Benckle's decision isn't for lack of research. His team is running Windows 7 in its labs, but none of the new operating system's features stand out enough to demand a change. "Is there anything Windows XP can't do?" he says. "I just can't make those feature arguments to save money with Windows 7."

Plenty of people agree. The lack of a business driver for upgrading, and the lack of a solid ROI case, are among the top five barriers to Windows 7 adoption, according to our survey. But there are actually plenty of things Windows 7 can do that XP can't.

Improved security is a major driver behind the decision to upgrade, right behind the end of Windows XP support. XP lacks support for Network Access Protection, which came with Vista and continues in Win 7. That provides the ability to control a computer's access to a corporate network based on its security settings. Vista also brought in BitLocker hard-drive encryption and User Account Control security prompts, while Windows 7 adds BitLocker To Go, which encrypts USB keys. BitLocker setup also has been simplified and User Account Control made less intrusive.

Windows 7 also gives IT more control over the applications users can run, thanks to AppLocker. AppLocker lets admins create a whitelist of apps that can be installed, plus room for exceptions based on hashes, vendor or file name, file version, and product name. It can manage executables, Windows installer files, and DLLs, so that employees don't install or use incompatible, dangerous, or unwanted software or files.

Windows XP has none of those features and requires additional software or hardware purchases to add them. "Windows XP came out in 2001. Data compliance, leakage, all those things have changed since then, and that's what's keeping people up right now," says Jason Leznak, a group product manager for Windows.

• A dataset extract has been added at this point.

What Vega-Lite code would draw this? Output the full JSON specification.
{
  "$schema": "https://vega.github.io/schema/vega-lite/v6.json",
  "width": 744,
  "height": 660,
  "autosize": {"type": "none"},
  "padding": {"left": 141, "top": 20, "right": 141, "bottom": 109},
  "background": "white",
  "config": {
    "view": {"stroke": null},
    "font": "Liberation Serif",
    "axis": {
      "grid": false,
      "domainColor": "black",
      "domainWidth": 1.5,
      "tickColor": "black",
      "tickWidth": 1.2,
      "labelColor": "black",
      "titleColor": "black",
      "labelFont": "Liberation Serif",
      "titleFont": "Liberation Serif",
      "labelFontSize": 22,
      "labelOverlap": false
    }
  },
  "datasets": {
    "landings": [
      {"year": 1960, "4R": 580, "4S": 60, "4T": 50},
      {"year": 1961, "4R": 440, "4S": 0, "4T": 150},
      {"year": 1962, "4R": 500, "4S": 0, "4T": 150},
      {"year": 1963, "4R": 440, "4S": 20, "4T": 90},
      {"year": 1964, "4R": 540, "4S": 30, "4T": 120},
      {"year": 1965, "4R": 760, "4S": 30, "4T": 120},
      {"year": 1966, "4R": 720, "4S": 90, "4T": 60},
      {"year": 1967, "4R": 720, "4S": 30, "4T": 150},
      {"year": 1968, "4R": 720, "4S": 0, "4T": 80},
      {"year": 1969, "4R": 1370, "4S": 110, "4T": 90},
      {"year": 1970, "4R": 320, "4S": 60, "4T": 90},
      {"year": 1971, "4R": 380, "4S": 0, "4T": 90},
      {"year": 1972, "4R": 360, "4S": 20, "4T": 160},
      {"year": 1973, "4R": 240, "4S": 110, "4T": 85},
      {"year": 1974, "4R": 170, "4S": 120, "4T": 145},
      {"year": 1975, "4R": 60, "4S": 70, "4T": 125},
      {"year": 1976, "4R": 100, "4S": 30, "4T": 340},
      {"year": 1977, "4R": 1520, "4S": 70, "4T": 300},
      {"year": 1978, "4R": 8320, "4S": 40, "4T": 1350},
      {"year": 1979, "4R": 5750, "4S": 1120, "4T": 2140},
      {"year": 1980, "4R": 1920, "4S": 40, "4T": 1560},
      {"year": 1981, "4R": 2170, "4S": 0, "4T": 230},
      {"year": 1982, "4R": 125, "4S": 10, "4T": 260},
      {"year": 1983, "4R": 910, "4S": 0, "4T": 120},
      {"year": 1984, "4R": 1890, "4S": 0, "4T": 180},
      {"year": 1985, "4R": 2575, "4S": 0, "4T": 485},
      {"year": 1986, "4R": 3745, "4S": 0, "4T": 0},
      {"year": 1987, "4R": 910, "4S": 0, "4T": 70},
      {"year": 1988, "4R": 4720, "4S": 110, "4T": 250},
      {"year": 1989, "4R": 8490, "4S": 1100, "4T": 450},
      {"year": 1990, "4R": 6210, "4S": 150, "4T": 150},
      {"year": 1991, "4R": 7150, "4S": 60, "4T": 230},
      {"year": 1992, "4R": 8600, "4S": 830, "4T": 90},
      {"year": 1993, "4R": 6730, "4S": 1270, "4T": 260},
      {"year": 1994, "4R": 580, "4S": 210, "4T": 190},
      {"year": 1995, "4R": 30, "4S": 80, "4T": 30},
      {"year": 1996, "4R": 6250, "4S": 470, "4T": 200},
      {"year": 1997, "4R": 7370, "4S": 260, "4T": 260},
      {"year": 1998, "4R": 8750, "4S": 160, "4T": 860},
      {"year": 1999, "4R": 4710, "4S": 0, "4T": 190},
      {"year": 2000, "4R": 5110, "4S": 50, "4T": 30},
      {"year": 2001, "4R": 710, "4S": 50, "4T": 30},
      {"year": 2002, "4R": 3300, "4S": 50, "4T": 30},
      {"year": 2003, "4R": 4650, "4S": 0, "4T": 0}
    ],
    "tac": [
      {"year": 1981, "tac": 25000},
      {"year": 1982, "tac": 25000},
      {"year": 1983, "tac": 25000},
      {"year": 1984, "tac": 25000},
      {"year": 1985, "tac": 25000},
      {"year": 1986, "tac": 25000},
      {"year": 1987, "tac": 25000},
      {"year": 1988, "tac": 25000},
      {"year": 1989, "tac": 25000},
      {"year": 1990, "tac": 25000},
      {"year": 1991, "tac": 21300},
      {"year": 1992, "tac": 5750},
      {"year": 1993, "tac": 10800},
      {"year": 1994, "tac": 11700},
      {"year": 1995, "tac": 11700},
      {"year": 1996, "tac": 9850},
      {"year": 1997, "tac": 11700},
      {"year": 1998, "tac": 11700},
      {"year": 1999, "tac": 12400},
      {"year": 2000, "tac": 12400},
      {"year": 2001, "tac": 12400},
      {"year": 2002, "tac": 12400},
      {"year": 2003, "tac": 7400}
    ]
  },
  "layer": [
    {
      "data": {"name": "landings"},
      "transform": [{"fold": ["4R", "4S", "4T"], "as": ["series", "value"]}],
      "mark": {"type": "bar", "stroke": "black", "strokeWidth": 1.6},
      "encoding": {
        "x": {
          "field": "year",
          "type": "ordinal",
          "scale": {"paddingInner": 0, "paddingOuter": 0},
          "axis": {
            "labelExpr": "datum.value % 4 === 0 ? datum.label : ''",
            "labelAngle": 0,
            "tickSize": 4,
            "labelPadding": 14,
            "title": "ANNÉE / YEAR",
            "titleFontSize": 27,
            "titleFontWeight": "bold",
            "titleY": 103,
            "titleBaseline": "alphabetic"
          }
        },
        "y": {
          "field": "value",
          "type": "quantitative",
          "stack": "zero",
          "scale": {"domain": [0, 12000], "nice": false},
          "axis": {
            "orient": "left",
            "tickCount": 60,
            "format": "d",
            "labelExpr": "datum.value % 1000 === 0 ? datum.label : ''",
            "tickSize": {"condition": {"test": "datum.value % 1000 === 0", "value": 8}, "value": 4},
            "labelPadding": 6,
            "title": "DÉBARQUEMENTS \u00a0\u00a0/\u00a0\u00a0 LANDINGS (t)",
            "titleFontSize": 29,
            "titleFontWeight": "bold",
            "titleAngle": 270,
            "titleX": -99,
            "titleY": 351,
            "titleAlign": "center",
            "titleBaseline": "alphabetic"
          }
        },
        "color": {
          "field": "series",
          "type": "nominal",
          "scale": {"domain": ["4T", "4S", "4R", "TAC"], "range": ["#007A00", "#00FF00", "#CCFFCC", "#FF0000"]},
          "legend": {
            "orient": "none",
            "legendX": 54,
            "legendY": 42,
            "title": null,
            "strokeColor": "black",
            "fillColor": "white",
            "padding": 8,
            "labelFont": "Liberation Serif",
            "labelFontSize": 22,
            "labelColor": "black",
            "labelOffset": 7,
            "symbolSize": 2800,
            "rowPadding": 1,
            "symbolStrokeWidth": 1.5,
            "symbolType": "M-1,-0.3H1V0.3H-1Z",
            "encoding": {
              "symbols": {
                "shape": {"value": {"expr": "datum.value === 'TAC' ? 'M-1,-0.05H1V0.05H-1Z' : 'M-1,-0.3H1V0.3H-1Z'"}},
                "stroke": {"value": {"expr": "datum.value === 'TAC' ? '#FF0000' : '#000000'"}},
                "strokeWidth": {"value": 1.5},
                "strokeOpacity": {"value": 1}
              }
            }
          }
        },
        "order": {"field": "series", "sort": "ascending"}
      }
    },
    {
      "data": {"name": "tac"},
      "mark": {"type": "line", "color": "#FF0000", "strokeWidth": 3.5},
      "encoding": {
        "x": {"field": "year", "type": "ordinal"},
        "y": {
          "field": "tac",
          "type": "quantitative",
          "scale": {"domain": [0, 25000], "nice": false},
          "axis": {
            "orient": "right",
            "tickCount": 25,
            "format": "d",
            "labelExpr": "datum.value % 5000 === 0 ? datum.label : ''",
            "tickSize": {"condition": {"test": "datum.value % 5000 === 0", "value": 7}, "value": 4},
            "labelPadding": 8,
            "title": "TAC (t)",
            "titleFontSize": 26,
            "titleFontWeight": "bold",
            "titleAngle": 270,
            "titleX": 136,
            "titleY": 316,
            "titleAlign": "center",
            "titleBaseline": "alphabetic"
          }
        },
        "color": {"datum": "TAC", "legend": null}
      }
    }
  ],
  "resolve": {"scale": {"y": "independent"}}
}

Win 7 Easier On The Hardware

One big rap against Vista was the beefy hardware requirements--including 1 GB of recommended RAM --that made it impractical to run on older PCs. Microsoft did a number of things under the hood in Windows 7 to improve the use of RAM and multiprocessing. While Microsoft recommends the same hardware for Windows 7 as for Vista, several early adopters plan, based on their testing, to run the new OS on PCs with as little as 512 MB of RAM.

Pacific Northwest National Laboratory is one of those. Having skipped Vista, it plans to be "very aggressive" in rolling out Windows 7, says CIO Jerry Johnson. He's most interested in Windows 7's security features, which fit with the focus the Department of Energy--of which Pacific Northwest Lab is a part--is putting on cybersecurity. But his move will be hastened by the fact that Windows 7 can run on those smaller-RAM PCs.

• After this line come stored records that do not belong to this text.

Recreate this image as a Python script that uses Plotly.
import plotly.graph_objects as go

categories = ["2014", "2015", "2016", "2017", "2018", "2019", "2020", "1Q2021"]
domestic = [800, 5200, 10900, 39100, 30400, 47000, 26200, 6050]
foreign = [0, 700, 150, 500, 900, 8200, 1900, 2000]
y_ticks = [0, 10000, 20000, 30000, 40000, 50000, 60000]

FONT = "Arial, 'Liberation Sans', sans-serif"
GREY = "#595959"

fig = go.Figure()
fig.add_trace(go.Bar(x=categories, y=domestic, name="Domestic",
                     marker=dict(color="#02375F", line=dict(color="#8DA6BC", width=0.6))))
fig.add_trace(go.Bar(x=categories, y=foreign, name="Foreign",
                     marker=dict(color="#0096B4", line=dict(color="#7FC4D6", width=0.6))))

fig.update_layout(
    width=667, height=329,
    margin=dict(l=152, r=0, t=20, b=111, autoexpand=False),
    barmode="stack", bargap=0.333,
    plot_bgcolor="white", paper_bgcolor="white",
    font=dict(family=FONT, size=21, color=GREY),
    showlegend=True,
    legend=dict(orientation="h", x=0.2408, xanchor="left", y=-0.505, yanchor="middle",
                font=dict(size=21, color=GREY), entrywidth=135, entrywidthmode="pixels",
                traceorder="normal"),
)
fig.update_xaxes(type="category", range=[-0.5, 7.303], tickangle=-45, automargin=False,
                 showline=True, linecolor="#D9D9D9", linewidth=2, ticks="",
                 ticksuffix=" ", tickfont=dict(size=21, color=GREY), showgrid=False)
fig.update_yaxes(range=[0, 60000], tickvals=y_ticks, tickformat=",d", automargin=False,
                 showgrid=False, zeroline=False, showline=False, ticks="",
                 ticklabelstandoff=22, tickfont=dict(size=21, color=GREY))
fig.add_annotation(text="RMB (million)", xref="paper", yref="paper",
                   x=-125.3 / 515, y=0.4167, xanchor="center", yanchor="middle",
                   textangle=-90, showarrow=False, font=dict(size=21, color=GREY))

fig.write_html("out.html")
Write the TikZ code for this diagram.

Jerry Johnson, CIO, Pacific Northwest National Laboratory -- Photo by Tom Sullivan
Johnson: "Very aggressive" Win 7 plan
Photo by Tom Sullivan
At ETS-Lindgren, where global IT architect Border estimates that Windows 7 can run on 70% of the company's PCs, the company hopes to have Windows 7 on as many as half of its PCs by April, while allowing the company to buy fewer new PCs. "There are a lot of assets we have that we could actually keep and renew the warranty on rather than replace," he says. "I'm telling my finance people this is an option we have that we didn't have before." Border also recently renegotiated his enterprise licensing agreement with Microsoft, slashing his costs by adopting early.

Microsoft also is promising that new tools in Windows 7 will cut help desk calls. For example, employees can use a feature to record an error and send the video to the help desk. New troubleshooting features let help desks set up automatic troubleshooting scripts for common problems.

However, even companies that covet Windows 7 features will face a big barrier given tight IT budgets. Garry Robinson, IT manager for KSLA News 12 in Shreveport, La., has been testing Windows 7 for six months and likes the new security options, especially AppLocker. But the station recently put PC upgrades and new operating system licenses on hold. "If things get better in 2010, we could start replacing existing machines," he says.